Nous attirons tout particulièrement votre attention sur le décret pris le 30 septembre créant un corps interministériel des assistants de service social des administrations de l’Etat, par lequel les Assistantes sociales de l’Education nationale (et des autres ministères) seraient gérées dorénavant par une plate-forme relevant du ministère des Affaires sociales, avec possibilité de mutualisation entre ministères mettant en danger l’intégrité des missions de service social aux lycéens, aux étudiants et aux personnels déjà fortement privées de moyens ; ainsi que sur un projet de décret par lequel les infirmières ne seraient plus de l’Education nationale, mais relèveraient d’une coordination interministérielle lui échappant. Ces deux décrets portent un nom, ils étaient prêts avant le 6 mai dernier : il s’agit de la RGPP, contre laquelle vous avez à juste titre fait campagne.

Il nous semble que l’abrogation des lois et décrets pris sous le quinquennat Sarkozy serait le préalable élémentaire à un véritable changement. Outre celles auxquelles il a été fait allusion ci-dessus, ceci concerne aussi la loi anti-grève dite du « service minimum » dans les écoles.

Enfin, alors que l’on parle beaucoup de « morale laïque » et sans rentrer ici dans le débat quand au caractère laïque ou non d’un enseignement sur « le bien » et « le mal », nous nous étonnons que l’on puisse l’envisager tout en maintenant les lois antilaïques détournant les fonds publics vers l’enseignement privé ou garantissant des statuts dérogatoires au droit commun.

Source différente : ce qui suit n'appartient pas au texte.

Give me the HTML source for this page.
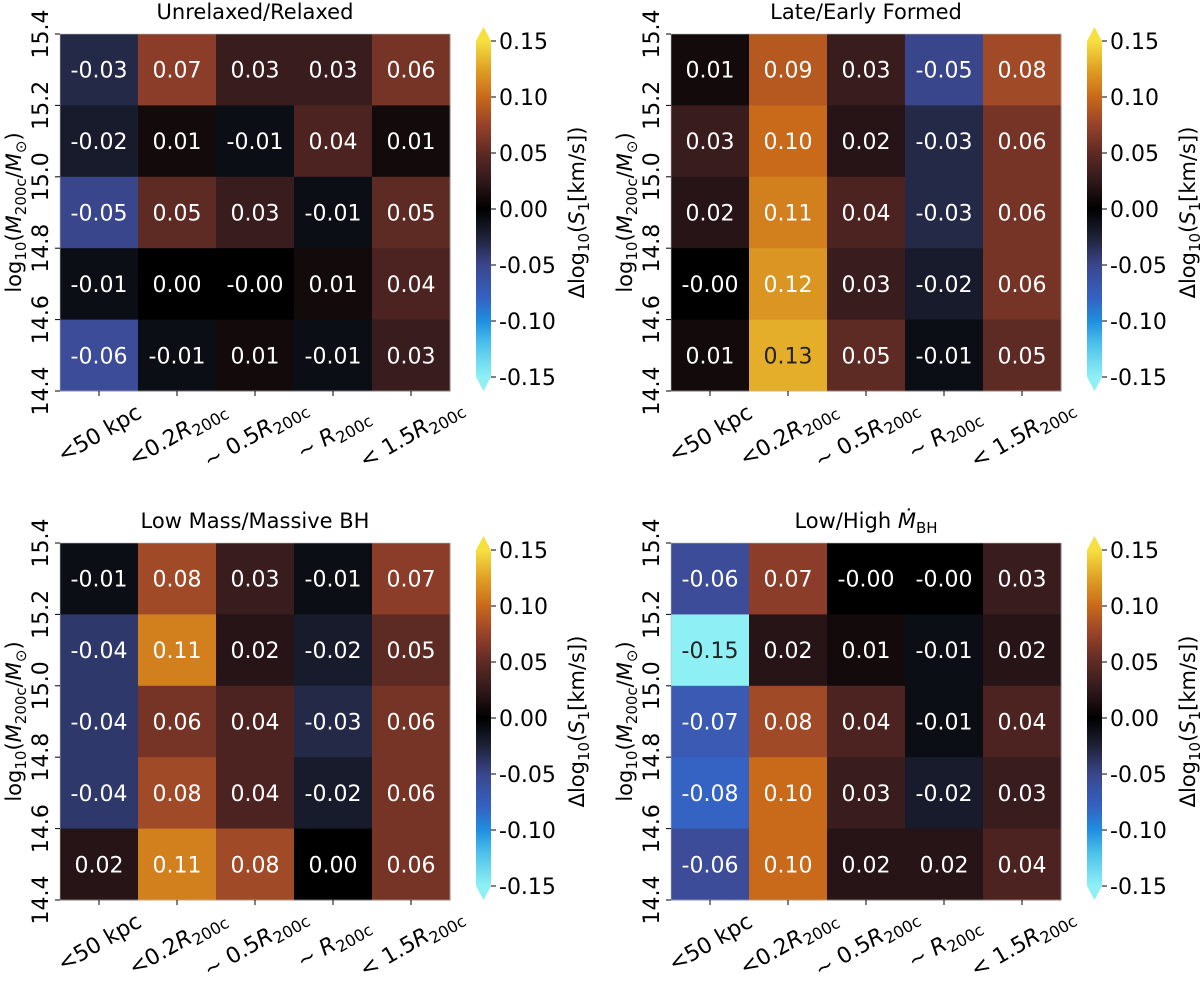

Telles sont les raisons, M. le Député, pour lesquelles notre organisation syndicale pense qu’il serait courageux, démocratique et conforme aux raisons de votre élection, que vous vous opposiez à ce budget, afin de créer les conditions d’un réel changement maintenant et d’éviter de cruels lendemains. Ce serait à notre avis responsable et constructif : n’appartient-il pas à la représentation nationale d’exercer pleinement son pouvoir législatif ?

En tout état de cause, nous sommes prêts à vous rencontrer pour discuter de cette situation et vous faire part des préoccupations des personnels que nous représentons.